Your objective
Pictures stay out of this copy, which runs from the first line of the material through the line containing "from matplotlib.lines import Line2D".

Recorded information
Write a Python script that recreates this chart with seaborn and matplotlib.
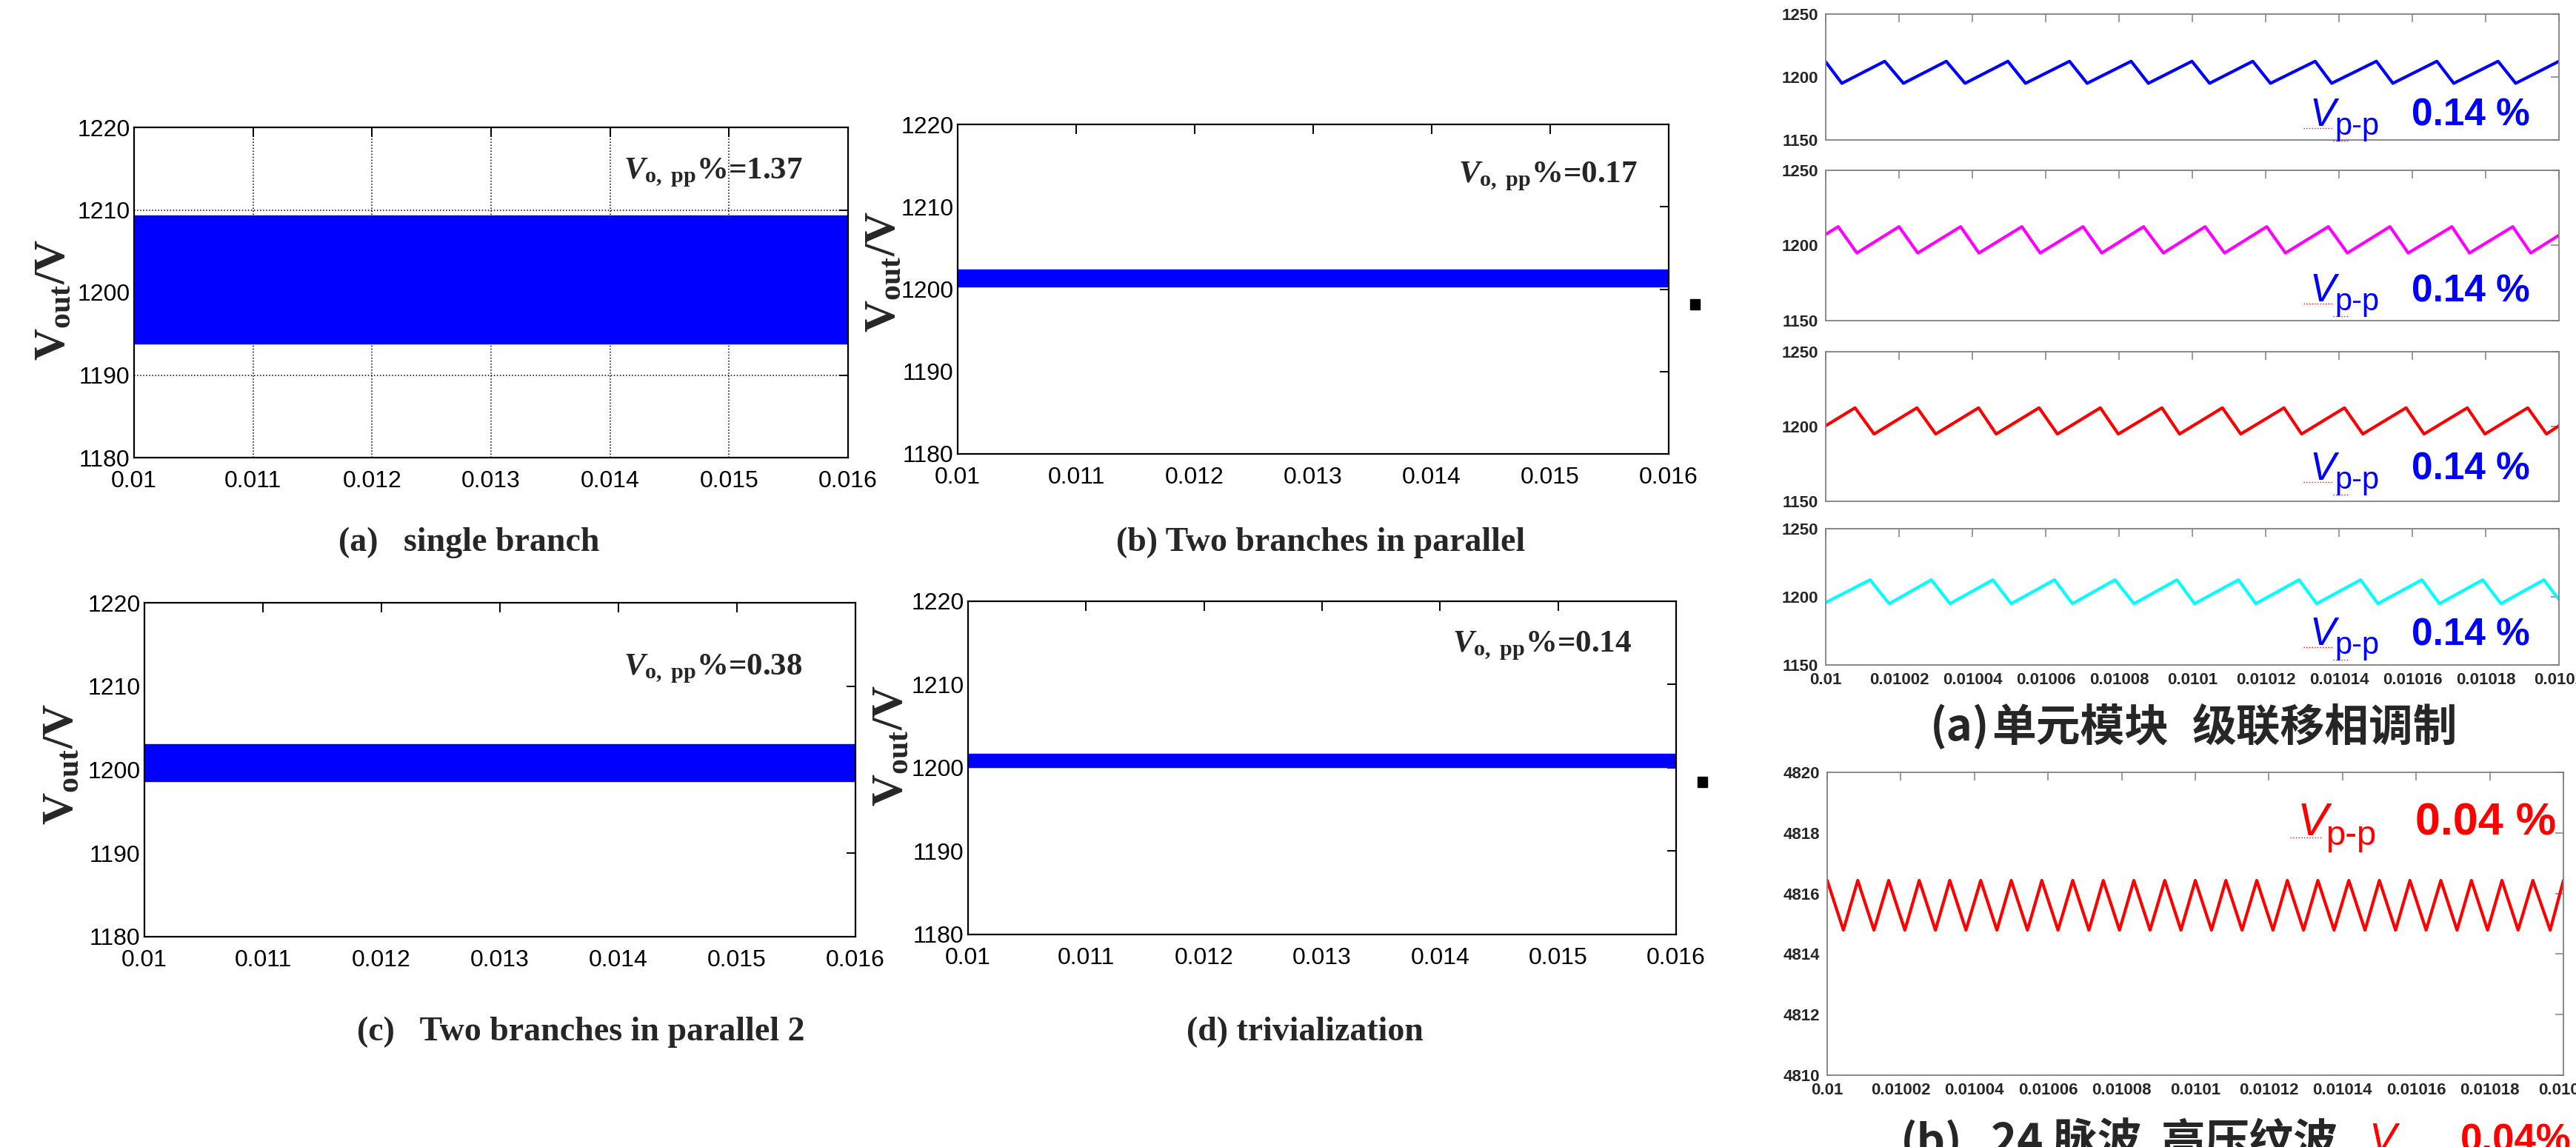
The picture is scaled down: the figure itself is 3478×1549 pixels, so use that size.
import numpy as np
import pandas as pd
import matplotlib
matplotlib.use('Agg')
import matplotlib.pyplot as plt
import seaborn as sns
from matplotlib.patches import Rectangle
from matplotlib.lines import Line2D

sns.set_style('white')
plt.rcParams['font.family'] = ['Liberation Sans', 'Noto Sans CJK SC', 'DejaVu Sans']
plt.rcParams['mathtext.fontset'] = 'custom'
plt.rcParams['mathtext.rm'] = 'Liberation Serif:bold'
plt.rcParams['mathtext.bf'] = 'Liberation Serif:bold'
plt.rcParams['mathtext.it'] = 'Liberation Serif:italic:bold'

# ---- left block: output voltage of the four topologies (dense ripple drawn as envelope) ----
t_span = [0.010, 0.016]
band_lo = [1193.8, 1200.3, 1198.6, 1200.1]
band_hi = [1209.3, 1202.4, 1203.1, 1201.7]
ripple_pct = ['1.37', '0.17', '0.38', '0.14']
left_captions = ['(a)   single branch', '(b) Two branches in parallel',
                 '(c)   Two branches in parallel 2', '(d) trivialization']
left_xticks = [0.010, 0.011, 0.012, 0.013, 0.014, 0.015, 0.016]
left_xlabels = ['0.01', '0.011', '0.012', '0.013', '0.014', '0.015', '0.016']
left_yticks = [1180, 1190, 1200, 1210, 1220]

# ---- right block: module voltages, vertices read in microseconds after t = 0.01 s ----
blue_pk = [16.1, 32.9, 49.7, 66.5, 83.3, 99.9, 116.5, 133.5, 150.2, 166.7, 183.4, 200.0]
blue_tr = [4.4, 21.2, 38.0, 54.5, 71.3, 88.0, 104.7, 121.3, 138.0, 154.7, 171.3, 188.2]
blue_ends = [(0.0, 1212.0)]
mag_pk = [3.4, 20.0, 36.8, 53.5, 70.2, 86.7, 103.5, 120.3, 137.1, 153.9, 170.8, 187.4]
mag_tr = [8.5, 25.1, 41.8, 58.5, 75.3, 92.1, 108.8, 125.4, 142.3, 158.9, 175.6, 192.3]
mag_ends = [(0.0, 1207.4), (200.0, 1206.8)]
red_pk = [8.0, 24.9, 41.7, 58.2, 74.9, 91.7, 108.2, 125.0, 141.5, 158.3, 175.0, 191.5]
red_tr = [13.2, 30.0, 46.5, 63.2, 79.8, 96.5, 113.2, 129.8, 146.5, 163.2, 179.8, 196.6]
red_ends = [(0.0, 1200.5), (200.0, 1200.5)]
cyan_pk = [12.1, 28.8, 45.6, 62.4, 78.9, 95.8, 112.6, 129.1, 145.9, 162.6, 179.2, 195.9]
cyan_tr = [17.3, 33.9, 50.6, 67.3, 84.1, 100.6, 117.3, 133.9, 150.6, 167.4, 184.2]
cyan_ends = [(0.0, 1195.8), (200.0, 1198.0)]
module_hi = 1212.5
module_lo = 1195.0

hv_pk = [0.0, 8.3, 16.7, 25.0, 33.3, 41.7, 50.0, 58.3, 66.7, 75.0, 83.3, 91.7, 100.0,
         108.3, 116.7, 125.0, 133.3, 141.7, 150.0, 158.3, 166.7, 175.0, 183.3, 191.7, 200.0]
hv_tr = [4.4, 12.7, 21.1, 29.4, 37.7, 46.1, 54.4, 62.7, 71.1, 79.4, 87.7, 96.1,
         104.4, 112.7, 121.1, 129.4, 137.7, 146.1, 154.4, 162.7, 171.1, 179.4, 187.7, 196.4]
hv_hi = 4816.43
hv_lo = 4814.79

right_xticks = [0.01, 0.01002, 0.01004, 0.01006, 0.01008, 0.0101,
                0.01012, 0.01014, 0.01016, 0.01018, 0.0102]
right_xlabels = ['0.01', '0.01002', '0.01004', '0.01006', '0.01008', '0.0101',
                 '0.01012', '0.01014', '0.01016', '0.01018', '0.0102']
module_yticks = [1150, 1200, 1250]
hv_yticks = [4810, 4812, 4814, 4816, 4818, 4820]

W, H = 3478, 1549
fig = plt.figure(figsize=(W / 100, H / 100), dpi=100, facecolor='white')


def px_axes(left, top, right, bottom):
    return fig.add_axes([left / W, 1 - bottom / H, (right - left) / W, (bottom - top) / H])


def fig_text(x, y, s, **kw):
    return fig.text(x / W, 1 - y / H, s, **kw)


def saw_frame(pk, tr, hi, lo, ends):
    us = list(pk) + list(tr) + [e[0] for e in ends]
    v = [hi] * len(pk) + [lo] * len(tr) + [e[1] for e in ends]
    df = pd.DataFrame({'us': us, 'v': v}).sort_values('us')
    df['t'] = 0.01 + df['us'] * 1e-6
    return df


# ================= left four panels =================
left_rects = [(181, 172, 1145, 618), (1293, 168, 2253, 613),
              (195, 814, 1155, 1265), (1307, 812, 2263, 1262)]
ann_pos = [(0.686, 0.845), (0.704, 0.823), (0.674, 0.785), (0.684, 0.849)]
ylab_pos = [(71, 405), (1192, 367), (82, 1032), (1202, 1007)]
cap_pos = [(633, 733), (1783, 733), (784, 1394), (1762, 1394)]

for i, rect in enumerate(left_rects):
    ax = px_axes(*rect)
    env = pd.DataFrame({'t': t_span * 2,
                        'v': [band_lo[i]] * 2 + [band_hi[i]] * 2,
                        'edge': ['lo', 'lo', 'hi', 'hi']})
    ax.fill_between(t_span, band_lo[i], band_hi[i], color='#0000ff', lw=0, zorder=2)
    sns.lineplot(data=env, x='t', y='v', units='edge', estimator=None,
                 color='#0000ff', lw=1, ax=ax, zorder=2)
    ax.set_xlim(0.010, 0.016)
    ax.set_ylim(1180, 1220)
    ax.set_xticks(left_xticks)
    ax.set_xticklabels(left_xlabels)
    ax.set_yticks(left_yticks)
    ax.set_xlabel('')
    ax.set_ylabel('')
    ax.tick_params(direction='in', length=9, width=1.4, top=True, right=True,
                   labelsize=23, colors='black')
    ax.tick_params(axis='x', pad=12)
    ax.tick_params(axis='y', pad=4)
    for sp in ax.spines.values():
        sp.set_visible(True)
        sp.set_color('black')
        sp.set_linewidth(1.6)
    if i == 0:
        ax.set_axisbelow(True)
        ax.grid(True, color='black', ls=':', lw=1.1)
    ax.text(ann_pos[i][0], ann_pos[i][1], r'$V_{\rm o,\ pp}$%=' + ripple_pct[i],
            transform=ax.transAxes, ha='left', va='baseline', fontsize=31,
            family='Liberation Serif', weight='bold')
    fig_text(ylab_pos[i][0], ylab_pos[i][1], r'$\mathbf{V_{out}/V}$', rotation=90,
             ha='center', va='center', fontsize=43)
    fig_text(cap_pos[i][0], cap_pos[i][1], left_captions[i], ha='center', va='center',
             fontsize=33, family='Liberation Serif', weight='bold')

# stray marks next to panels (b) and (d)
for cx, cy in [(2288, 411), (2298, 1056)]:
    fig.add_artist(Rectangle(((cx - 6) / W, 1 - (cy + 7) / H), 13 / W, 14 / H,
                             transform=fig.transFigure, color='black'))

# ================= right: four module panels =================
mod_rects = [(2465, 19, 3455, 189), (2465, 230, 3455, 433),
             (2465, 475, 3455, 677), (2465, 714, 3455, 898)]
mod_series = [(blue_pk, blue_tr, blue_ends, '#0000ff'),
              (mag_pk, mag_tr, mag_ends, '#ff00ff'),
              (red_pk, red_tr, red_ends, '#ff0000'),
              (cyan_pk, cyan_tr, cyan_ends, '#00ffff')]
mod_base = [170, 407, 648, 871]
GREY = '#808080'


def style_right(ax, yticks, show_x):
    ax.set_xlim(0.01, 0.0102)
    ax.set_xticks(right_xticks)
    ax.set_yticks(yticks)
    ax.set_xlabel('')
    ax.set_ylabel('')
    ax.tick_params(direction='in', length=8, width=1.1, top=True, right=True,
                   color=GREY, labelsize=16, pad=7)
    ax.set_yticklabels([str(v) for v in yticks], fontweight='bold')
    if show_x:
        ax.set_xticklabels(right_xlabels, fontweight='bold')
    else:
        ax.set_xticklabels([])
    for sp in ax.spines.values():
        sp.set_visible(True)
        sp.set_color(GREY)
        sp.set_linewidth(1.3)


for i, rect in enumerate(mod_rects):
    ax = px_axes(*rect)
    pk, tr, ends, col = mod_series[i]
    df = saw_frame(pk, tr, module_hi, module_lo, ends)
    sns.lineplot(data=df, x='t', y='v', sort=False, estimator=None, color=col,
                 lw=3.0, ax=ax)
    ax.set_ylim(1150, 1250)
    style_right(ax, module_yticks, i == 3)
    b = mod_base[i]
    fig_text(3118, b, 'V', ha='left', va='baseline', fontsize=38, style='italic',
             color='#0000ff')
    fig_text(3152, b + 12, 'p-p', ha='left', va='baseline', fontsize=30, color='#0000ff')
    fig_text(3256, b, '0.14 %', ha='left', va='baseline', fontsize=37, weight='bold',
             color='#0000ff')
    fig.add_artist(Line2D([3110 / W, 3150 / W], [1 - (b + 3) / H] * 2, color='red',
                          lw=1, ls=':', transform=fig.transFigure))
    fig.add_artist(Line2D([3150 / W, 3172 / W], [1 - (b + 20) / H] * 2, color='red',
                          lw=1, ls=':', transform=fig.transFigure))

for x, s in [(2606, '(a)'), (2689, '单元模块'), (2960, '级联移相调制')]:
    fig_text(x, 1000, s, ha='left', va='baseline', fontsize=43, weight='bold',
             family=['Noto Sans CJK SC'])

# ================= right: 24-pulse high-voltage output =================
ax = px_axes(2467, 1043, 3461, 1452)
df = saw_frame(hv_pk, hv_tr, hv_hi, hv_lo, [])
sns.lineplot(data=df, x='t', y='v', sort=False, estimator=None, color='#ff0000',
             lw=3.0, ax=ax)
ax.set_ylim(4810, 4820)
style_right(ax, hv_yticks, True)
fig_text(3102, 1128, 'V', ha='left', va='baseline', fontsize=45, style='italic',
         color='#ff0000')
fig_text(3140, 1141, 'p-p', ha='left', va='baseline', fontsize=34, color='#ff0000')
fig_text(3261, 1128, '0.04 %', ha='left', va='baseline', fontsize=44, weight='bold',
         color='#ff0000')
fig.add_artist(Line2D([3092 / W, 3135 / W], [1 - 1131 / H] * 2, color='red',
                      lw=1, ls=':', transform=fig.transFigure))

for x, s in [(2566, '(b)'), (2688, '24 脉波'), (2918, '高压纹波')]:
    fig_text(x, 1561, s, ha='left', va='baseline', fontsize=43, weight='bold',
             family=['Noto Sans CJK SC'])
fig_text(3198, 1555, 'V', ha='left', va='baseline', fontsize=40, style='italic',
         color='#ff0000')
fig_text(3248, 1570, 'p-p', ha='left', va='baseline', fontsize=28, color='#ff0000')
fig_text(3322, 1555, '0.04%', ha='left', va='baseline', fontsize=38, weight='bold',
         color='#ff0000')

fig.savefig('out.png', dpi=100, facecolor='white')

Exercise answer
Write a Python script that recreates this chart with seaborn and matplotlib.
The picture is scaled down: the figure itself is 3478×1549 pixels, so use that size.
import numpy as np
import pandas as pd
import matplotlib
matplotlib.use('Agg')
import matplotlib.pyplot as plt
import seaborn as sns
from matplotlib.patches import Rectangle
from matplotlib.lines import Line2D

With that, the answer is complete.